Il populismo ha il suo campione in Donald Trump. La sua risalita nei consensi in vista delle elezioni del 2024 preoccupa molti ambienti, americani e no, che prefigurano scenari apocalittici.
Il nocciolo del populismo trumpiano consiste nel ritenersi investito di una missione che, in nome del popolo, consente anche di forzare il normale funzionamento delle istituzioni e di stravolgere il fair play che dovrebbe caratterizzare la normale dialettica democratica. Della serie “il popolo sono io e faccio quello che voglio”. In politica estera questo populismo si coniuga con un isolazionismo che potrebbe indebolire la Nato, trovare un accordo al ribasso con Putin nell’erronea illusione di poter così fronteggiare meglio la Cina.
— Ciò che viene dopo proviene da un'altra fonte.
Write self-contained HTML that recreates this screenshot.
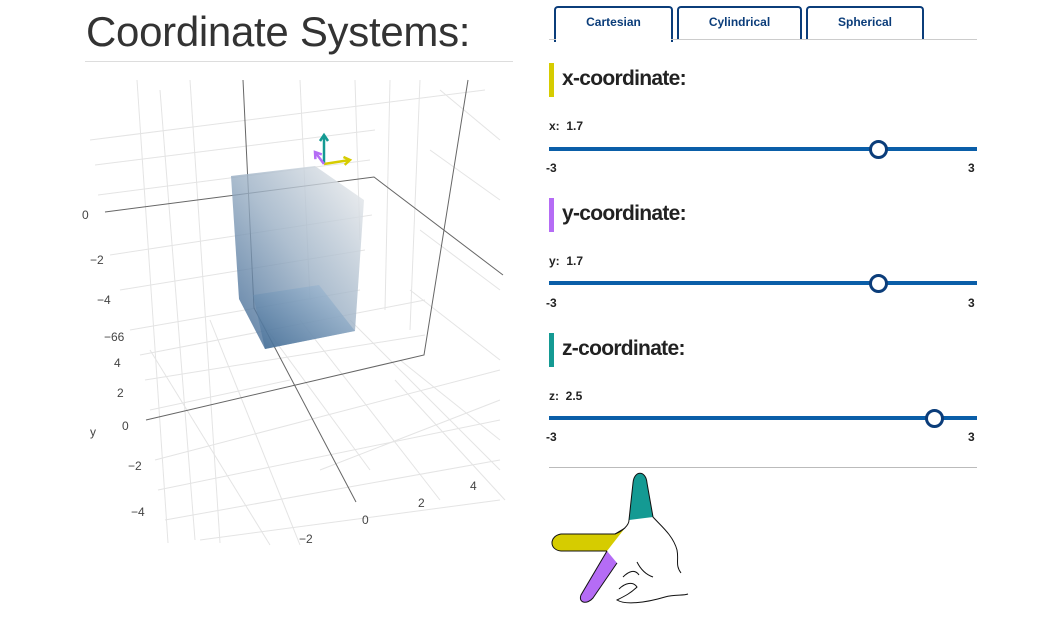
<!DOCTYPE html>
<html><head><meta charset="utf-8"><style>
body{margin:0;width:1064px;height:640px;background:#fff;overflow:hidden;font-family:"Liberation Sans",sans-serif;position:relative}
.abs{position:absolute}
.title{left:86px;top:8px;font-size:42px;color:#333;font-weight:300;letter-spacing:-0.3px}
.tab{position:absolute;top:6px;height:34px;border:2px solid #0b3d7a;border-bottom:none;border-radius:4px 4px 0 0;background:#fff;color:#0b3d7a;font-weight:bold;font-size:12px;text-align:center;line-height:28px;box-sizing:border-box}
.bar{position:absolute;left:549px;width:5px;height:34px}
.h{position:absolute;left:562px;font-size:21px;font-weight:bold;color:#222;letter-spacing:-0.7px}
.lbl{position:absolute;left:549px;font-size:12px;font-weight:bold;color:#222}
.tick{position:absolute;font-size:12px;font-weight:bold;color:#222}
.track{position:absolute;left:549px;width:428px;height:4px;background:#0a5ea8}
.thumb{position:absolute;width:13px;height:13px;border:3px solid #0b3d7a;border-radius:50%;background:#fff}
</style></head><body>
<div class="abs title">Coordinate Systems:</div>
<div class="abs" style="left:85px;top:61px;width:428px;height:1px;background:#ddd"></div>

<svg class="abs" style="left:0;top:0" width="540" height="640">
<defs><linearGradient id="g" x1="0" y1="1" x2="1" y2="0"><stop offset="0" stop-color="#2d5a8a"/><stop offset="0.5" stop-color="#9aafc4"/><stop offset="1" stop-color="#f0f0f0"/></linearGradient>
<linearGradient id="g2" x1="0" y1="1" x2="1" y2="0"><stop offset="0" stop-color="#3a6690"/><stop offset="1" stop-color="#a9c3dc"/></linearGradient></defs>
<g id="grid" stroke="#e4e4e4" stroke-width="1" fill="none"></g>
<g stroke="#666" stroke-width="1" fill="none">
<polyline points="243,80 254,308 356,502"/>
<polyline points="105,212 374,177 503,275"/>
<polyline points="468,80 424,355 146,420"/>
</g>
<g id="box"></g>
<g font-size="12" fill="#444" id="ticks"></g>
</svg>

<div class="tab" style="left:554px;width:119px;height:36px">Cartesian</div>
<div class="tab" style="left:677px;width:125px">Cylindrical</div>
<div class="tab" style="left:806px;width:118px">Spherical</div>
<div class="abs" style="left:549px;top:39px;width:428px;height:1px;background:#ccc"></div>
<div class="abs" style="left:556px;top:38px;width:115px;height:3px;background:#fff"></div>

<div class="bar" style="top:63px;background:#d6cc00"></div>
<div class="h" style="top:67px">x-coordinate:</div>
<div class="lbl" style="top:119px">x:&nbsp; 1.7</div>
<div class="track" style="top:147px"></div>
<div class="thumb" id="tx" style="top:140px"></div>
<div class="tick" style="left:546px;top:161px">-3</div>
<div class="tick" style="left:968px;top:161px">3</div>

<div class="bar" style="top:198px;background:#b56cf5"></div>
<div class="h" style="top:202px">y-coordinate:</div>
<div class="lbl" style="top:254px">y:&nbsp; 1.7</div>
<div class="track" style="top:281px"></div>
<div class="thumb" id="ty" style="top:274px"></div>
<div class="tick" style="left:546px;top:296px">-3</div>
<div class="tick" style="left:968px;top:296px">3</div>

<div class="bar" style="top:333px;background:#149a93"></div>
<div class="h" style="top:337px">z-coordinate:</div>
<div class="lbl" style="top:389px">z:&nbsp; 2.5</div>
<div class="track" style="top:416px"></div>
<div class="thumb" id="tz" style="top:409px"></div>
<div class="tick" style="left:546px;top:430px">-3</div>
<div class="tick" style="left:968px;top:430px">3</div>
<div class="abs" style="left:549px;top:467px;width:428px;height:1px;background:#bbb"></div>

<svg class="abs" style="left:545px;top:465px" width="150" height="145">
<path d="M84,55 L88,18 C89,5 101,5 102,18 L108,52 Z" fill="#149a93"/>
<path d="M80,63 L70,69 L16,69 C4,71 4,85 16,86 L62,86 Z" fill="#d6cc00"/>
<path d="M62,86 L72,98 L48,133 C42,140 33,138 36,130 Z" fill="#b56cf5"/>
<g fill="none" stroke="#111" stroke-width="1">
<path d="M84,55 L88,18 C89,5 101,5 102,18 L108,52 C115,60 128,70 132,85 C134,95 130,100 136,108"/>
<path d="M80,63 L70,69 L16,69 C4,71 4,85 16,86 L62,86"/>
<path d="M62,86 L36,130 C33,138 42,140 48,133 L72,98"/>
<path d="M70,69 C78,66 84,60 84,55"/>
<path d="M78,112 C84,106 90,104 94,110 M74,124 C80,118 88,116 92,122 C86,128 80,131 72,135 C80,140 100,138 120,132 C130,129 138,131 143,129"/>
<path d="M92,97 C96,105 102,110 108,112"/>
</g>
</svg>

<script>
// slider values
const sliderNames=['x','y','z'];
const sliderValues=[1.7,1.7,2.5];
const sliderRange=[-3,3];
sliderNames.forEach((n,i)=>{
 const px=549+(sliderValues[i]-sliderRange[0])/(sliderRange[1]-sliderRange[0])*421;
 document.getElementById('t'+n).style.left=(px-9.5)+'px';
});
const NS='http://www.w3.org/2000/svg';
function mk(tag,attrs,parent){const e=document.createElementNS(NS,tag);for(const k in attrs)e.setAttribute(k,attrs[k]);parent.appendChild(e);return e;}
// light grid lines (background scene)
const gridSegs=[[137,80,168,543],[190,80,220,543],[160,90,195,540],[90,140,485,90],[95,165,375,130],[98,195,370,160],[110,255,372,215],[120,290,365,250],[130,330,360,290],[140,355,425,300],[145,380,425,335],[150,410,290,380],[155,460,500,370],[158,490,500,420],[165,520,500,460],[200,540,500,500],[300,80,310,300],[355,80,360,240],[390,80,385,310],[420,80,410,330],[440,90,500,140],[430,150,500,200],[420,230,500,290],[410,290,500,360],[400,360,500,440],[395,380,505,500],[320,470,500,400],[210,320,300,545],[260,320,370,470],[300,320,440,500],[350,320,500,470],[150,350,270,545]];
const gg=document.getElementById('grid');
gridSegs.forEach(s=>{const l=mk('line',{x1:s[0],y1:s[1],x2:s[2],y2:s[3]},gg);

});
// box (x,y,z = 1.7,1.7,2.5)
const box=document.getElementById('box');
const b1=mk('polygon',{points:'231,176 315,166 364,200 355,331 265,349 239,299',fill:'url(#g)',opacity:'0.8'},box);


const b2=mk('polygon',{points:'253,295 319,285 355,331 265,349',fill:'url(#g2)',opacity:'0.6'},box);


// origin arrows
const arrows=[['#149a93',324,164,324,135,'z-arrow'],['#d6cc00',324,164,350,160,'x-arrow'],['#b56cf5',324,164,315,152,'y-arrow']];
arrows.forEach(a=>{const l=mk('line',{x1:a[1],y1:a[2],x2:a[3],y2:a[4],stroke:a[0],'stroke-width':2.5},box);


const dx=a[3]-a[1],dy=a[4]-a[2],L=Math.hypot(dx,dy),ux=dx/L,uy=dy/L;
const p=mk('polyline',{points:(a[3]-ux*6-uy*4)+','+(a[4]-uy*6+ux*4)+' '+a[3]+','+a[4]+' '+(a[3]-ux*6+uy*4)+','+(a[4]-uy*6-ux*4),stroke:a[0],'stroke-width':2.5,fill:'none'},box);

});
// tick labels
const tickLabels=['0','−2','−4','−66','4','2','0','y','−2','−4','−2','0','2','4'];
const tickPos=[[82,219],[90,264],[97,304],[104,341],[114,367],[117,397],[122,430],[90,436],[128,470],[131,516],[299,543],[362,524],[418,507],[470,490]];
const tg=document.getElementById('ticks');
tickLabels.forEach((t,i)=>{const e=mk('text',{x:tickPos[i][0],y:tickPos[i][1]},tg);e.textContent=t;

});
</script>
</body></html>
Il virus che si insinua tra certi democratici è quello che produce il politically correct, la cancel culture, un anticapitalismo senza Marx, un massimalismo sloganistico che ignora la realtà e le preoccupazioni della gente comune e ora si esprime anche con tracce di antisemitismo. Non è un caso che tre presidenti di prestigiose Università (Harvard, MIT, Pennsylvania) siano state invitate a lasciare il loro incarico per avere avuto atteggiamenti reticenti davanti al Congresso sul tema delle violenze contro gli ebrei.
Questi due virus hanno creato un clima di incomunicabilità che divide profondamente la società americana e la espone al rischio di essere fragile proprio nel momento in cui le autocrazie e i regimi totalitari hanno scatenato un0’offensiva su larga scala e non solo a parole.